Monday, May 3, 2010

Monday Blues

Oh, Mondays. This is probably the worst case of the "Mondays" I've had in quite a few weeks. Usually I don't mind Mondays; sometimes I'm glad to see my fitness center friends and co-workers and share stories of the weekend, and it's usually not too hard to wake up on Mondays when I've had a restful weekend. Tuesdays are when the freshness of the week has already worn off and the reality sinks in that the end of the week is still far away. But today....uggh.

I woke up with the worst allergies I've had in a long time. I normally don't have problems this time of year; September is when my allergies come on strong. This morning I had the full deal: sneezing, runny nose, itchy eyes, and a throat so raw and red I could barely swallow. My stomach was hurting, I think from the pizza we ate last night. And I'm just thoroughly exhausted.

My morning coffee didn't even do the trick. For the first half of my day at work, I felt like I was walking around in a clogged up daze...that feeling of taking too much cold medicine, except I hadn't taken any.

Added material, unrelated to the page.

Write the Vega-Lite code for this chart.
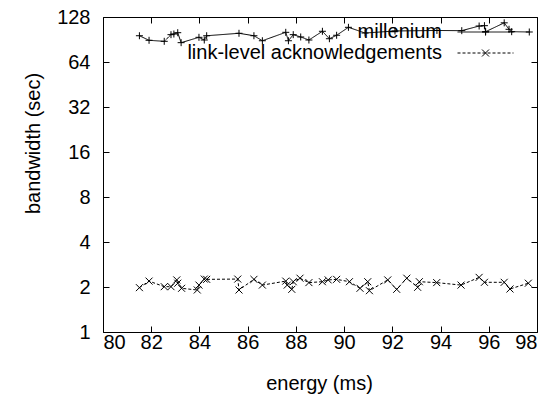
{
  "$schema": "https://vega.github.io/schema/vega-lite/v6.json",
  "width": 434,
  "height": 315,
  "autosize": {"type": "none"},
  "padding": {"left": 103, "top": 17, "right": 16, "bottom": 62},
  "background": "white",
  "config": {
    "font": "Liberation Sans",
    "view": {"stroke": "black", "strokeWidth": 1},
    "axis": {"grid": false, "domain": false, "tickColor": "black", "labelColor": "black", "titleColor": "black", "labelFontSize": 20, "titleFontSize": 20, "titleFontWeight": "normal", "labelFont": "Liberation Sans", "titleFont": "Liberation Sans"},
    "legend": {"labelFont": "Liberation Sans", "labelFontSize": 20, "labelColor": "black"}
  },
  "data": {"values": [
    {"series": "millenium", "energy": 81.51, "bandwidth": 95.9},
    {"series": "millenium", "energy": 81.91, "bandwidth": 89.4},
    {"series": "millenium", "energy": 82.54, "bandwidth": 88.0},
    {"series": "millenium", "energy": 82.82, "bandwidth": 97.5},
    {"series": "millenium", "energy": 82.94, "bandwidth": 98.5},
    {"series": "millenium", "energy": 83.10, "bandwidth": 100.5},
    {"series": "millenium", "energy": 83.24, "bandwidth": 86.2},
    {"series": "millenium", "energy": 83.98, "bandwidth": 93.6},
    {"series": "millenium", "energy": 84.20, "bandwidth": 89.8},
    {"series": "millenium", "energy": 84.30, "bandwidth": 95.9},
    {"series": "millenium", "energy": 85.64, "bandwidth": 99.6},
    {"series": "millenium", "energy": 86.26, "bandwidth": 95.9},
    {"series": "millenium", "energy": 86.61, "bandwidth": 88.8},
    {"series": "millenium", "energy": 87.58, "bandwidth": 101.1},
    {"series": "millenium", "energy": 87.69, "bandwidth": 88.8},
    {"series": "millenium", "energy": 87.89, "bandwidth": 97.5},
    {"series": "millenium", "energy": 88.20, "bandwidth": 94.1},
    {"series": "millenium", "energy": 88.54, "bandwidth": 89.8},
    {"series": "millenium", "energy": 89.10, "bandwidth": 102.7},
    {"series": "millenium", "energy": 89.39, "bandwidth": 91.6},
    {"series": "millenium", "energy": 89.69, "bandwidth": 96.6},
    {"series": "millenium", "energy": 90.18, "bandwidth": 109.2},
    {"series": "millenium", "energy": 90.87, "bandwidth": 100.0},
    {"series": "millenium", "energy": 92.11, "bandwidth": 103.2},
    {"series": "millenium", "energy": 93.85, "bandwidth": 104.0},
    {"series": "millenium", "energy": 94.88, "bandwidth": 103.7},
    {"series": "millenium", "energy": 95.60, "bandwidth": 111.4},
    {"series": "millenium", "energy": 95.82, "bandwidth": 112.0},
    {"series": "millenium", "energy": 95.87, "bandwidth": 102.1},
    {"series": "millenium", "energy": 96.64, "bandwidth": 117.0},
    {"series": "millenium", "energy": 96.84, "bandwidth": 105.9},
    {"series": "millenium", "energy": 96.95, "bandwidth": 102.1},
    {"series": "millenium", "energy": 97.68, "bandwidth": 101.6},
    {"series": "link-level acknowledgements", "energy": 81.51, "bandwidth": 1.98},
    {"series": "link-level acknowledgements", "energy": 81.91, "bandwidth": 2.19},
    {"series": "link-level acknowledgements", "energy": 82.54, "bandwidth": 2.01},
    {"series": "link-level acknowledgements", "energy": 82.82, "bandwidth": 2.01},
    {"series": "link-level acknowledgements", "energy": 83.06, "bandwidth": 2.23},
    {"series": "link-level acknowledgements", "energy": 83.10, "bandwidth": 2.12},
    {"series": "link-level acknowledgements", "energy": 83.26, "bandwidth": 1.96},
    {"series": "link-level acknowledgements", "energy": 83.91, "bandwidth": 1.91},
    {"series": "link-level acknowledgements", "energy": 83.98, "bandwidth": 2.06},
    {"series": "link-level acknowledgements", "energy": 84.20, "bandwidth": 2.26},
    {"series": "link-level acknowledgements", "energy": 84.30, "bandwidth": 2.25},
    {"series": "link-level acknowledgements", "energy": 85.59, "bandwidth": 2.26},
    {"series": "link-level acknowledgements", "energy": 85.64, "bandwidth": 1.91},
    {"series": "link-level acknowledgements", "energy": 86.26, "bandwidth": 2.25},
    {"series": "link-level acknowledgements", "energy": 86.61, "bandwidth": 2.06},
    {"series": "link-level acknowledgements", "energy": 87.58, "bandwidth": 2.19},
    {"series": "link-level acknowledgements", "energy": 87.64, "bandwidth": 2.06},
    {"series": "link-level acknowledgements", "energy": 87.83, "bandwidth": 1.93},
    {"series": "link-level acknowledgements", "energy": 87.89, "bandwidth": 2.17},
    {"series": "link-level acknowledgements", "energy": 88.17, "bandwidth": 2.29},
    {"series": "link-level acknowledgements", "energy": 88.54, "bandwidth": 2.14},
    {"series": "link-level acknowledgements", "energy": 89.10, "bandwidth": 2.17},
    {"series": "link-level acknowledgements", "energy": 89.34, "bandwidth": 2.23},
    {"series": "link-level acknowledgements", "energy": 89.69, "bandwidth": 2.25},
    {"series": "link-level acknowledgements", "energy": 90.22, "bandwidth": 2.17},
    {"series": "link-level acknowledgements", "energy": 90.66, "bandwidth": 1.96},
    {"series": "link-level acknowledgements", "energy": 90.98, "bandwidth": 2.17},
    {"series": "link-level acknowledgements", "energy": 91.05, "bandwidth": 1.89},
    {"series": "link-level acknowledgements", "energy": 91.81, "bandwidth": 2.23},
    {"series": "link-level acknowledgements", "energy": 92.18, "bandwidth": 1.93},
    {"series": "link-level acknowledgements", "energy": 92.60, "bandwidth": 2.29},
    {"series": "link-level acknowledgements", "energy": 93.05, "bandwidth": 1.99},
    {"series": "link-level acknowledgements", "energy": 93.12, "bandwidth": 2.17},
    {"series": "link-level acknowledgements", "energy": 93.84, "bandwidth": 2.14},
    {"series": "link-level acknowledgements", "energy": 94.85, "bandwidth": 2.06},
    {"series": "link-level acknowledgements", "energy": 95.60, "bandwidth": 2.32},
    {"series": "link-level acknowledgements", "energy": 95.82, "bandwidth": 2.15},
    {"series": "link-level acknowledgements", "energy": 96.64, "bandwidth": 2.15},
    {"series": "link-level acknowledgements", "energy": 96.88, "bandwidth": 1.94},
    {"series": "link-level acknowledgements", "energy": 97.64, "bandwidth": 2.12}
  ]},
  "layer": [
    {
      "mark": {"type": "line", "strokeWidth": 1, "color": "black"},
      "encoding": {
        "x": {"field": "energy", "type": "quantitative",
          "scale": {"domain": [80, 98], "nice": false, "zero": false},
          "axis": {"orient": "bottom", "title": "energy (ms)", "values": [80, 82, 84, 86, 88, 90, 92, 94, 96, 98], "tickSize": -6, "labelPadding": 6, "titleX": 216, "titleY": 57, "titleBaseline": "alphabetic", "titleAnchor": null}},
        "y": {"field": "bandwidth", "type": "quantitative",
          "scale": {"type": "log", "base": 2, "domain": [1, 128], "nice": false},
          "axis": {"orient": "left", "title": "bandwidth (sec)", "values": [1, 2, 4, 8, 16, 32, 64, 128], "format": "d", "tickSize": -6, "labelPadding": 19, "titleX": -64, "titleY": 126, "titleAngle": -90, "titleAlign": "center", "titleBaseline": "alphabetic"}},
        "strokeDash": {"field": "series", "type": "nominal",
          "scale": {"domain": ["millenium", "link-level acknowledgements"], "range": [[1, 0], [3, 2]]},
          "legend": {"orient": "none", "legendX": 372.5, "legendY": 5, "title": null, "padding": 0, "symbolType": "M-8,0L8,0", "symbolSize": 49, "symbolStrokeColor": "black", "symbolStrokeWidth": 1, "labelAlign": "right", "labelOffset": -53.5, "rowPadding": 1, "labelLimit": 400}}
      }
    },
    {
      "mark": {"type": "point", "filled": false, "strokeWidth": 1, "size": 49, "color": "black", "opacity": 1},
      "encoding": {
        "x": {"field": "energy", "type": "quantitative",
          "axis": {"orient": "top", "title": null, "labels": false, "values": [80, 82, 84, 86, 88, 90, 92, 94, 96, 98], "tickSize": -6}},
        "y": {"field": "bandwidth", "type": "quantitative",
          "axis": {"orient": "right", "title": null, "labels": false, "values": [1, 2, 4, 8, 16, 32, 64, 128], "tickSize": -6}},
        "shape": {"field": "series", "type": "nominal",
          "scale": {"domain": ["millenium", "link-level acknowledgements", "other"], "range": ["M-1,0L1,0M0,-1L0,1", "M-1,-1L1,1M-1,1L1,-1", "circle"]},
          "legend": {"orient": "none", "legendX": 372.5, "legendY": 5, "title": null, "padding": 0, "values": ["millenium", "link-level acknowledgements"], "symbolSize": 49, "symbolStrokeColor": "black", "symbolStrokeWidth": 1, "symbolFillColor": "transparent", "labelExpr": "''", "rowPadding": 1}}
      }
    }
  ],
  "resolve": {"axis": {"x": "independent", "y": "independent"}}
}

Last night, as the clock was pushing midnight, I was lying in bed trying to fall asleep without much luck, and I started thinking about the mini. It's THIS week. Saturday. I started running through all of the logistics...what time I needed to wake up on Saturday, how early we needed to leave the house, trying to remember to take some Tums and ibuprofen just as preventatives, what would I wear if it rained?? But the forecast is predicting clear skies....but it's still 6 days away, so they could be wrong... Somehow I finally fell asleep and dreamt that I finished the mini with a great time. This morning on my fuzzy drive to work, I started to re-live my panicked thoughts about the mini. Then I thought, I am as prepared as I could be for this. Why am I so worried? I've completed all of my long runs, I remained disciplined and stuck to the outlined training schedule only with slight modifications. I'm giving myself adequate rest time before the mini with only 2 short runs on the agenda this week. I've been running longer distances and faster times than I have in my whole life. Still better yet, I've already run the full 13.1 miles and finished in a satisfying time.

To sum up my mood, I don't feel mentally or physically equipped to run a mini-marathon this Saturday. I think going to bed around 9:00 tonight and knowing that I have my week's schedule under control (thanks to knocking out plenty of tasks today) should help me feel more settled and centered. Chalk it up to a Monday?

My question of the day is: Which one creates more pressure? Trying to complete a mini when you have never run that distance before? Or trying to beat a certain time when you well-surpassed your goal on the first one? Today, I'm not sure.

1 comment:

  1. Completing a half marathon, even if it's not your first, is a big accomplishment. So first and foremost, know that even if you don't PR, you're still awesome for finishing. I think the training runs are sooo much harder than the race. I find races just fly by, I enjoy them so much!

    No matter what and I am so biased, enjoy yourself and what you're doing on Sat. The PR will follow. I'll be rooting for you, from my yoga class!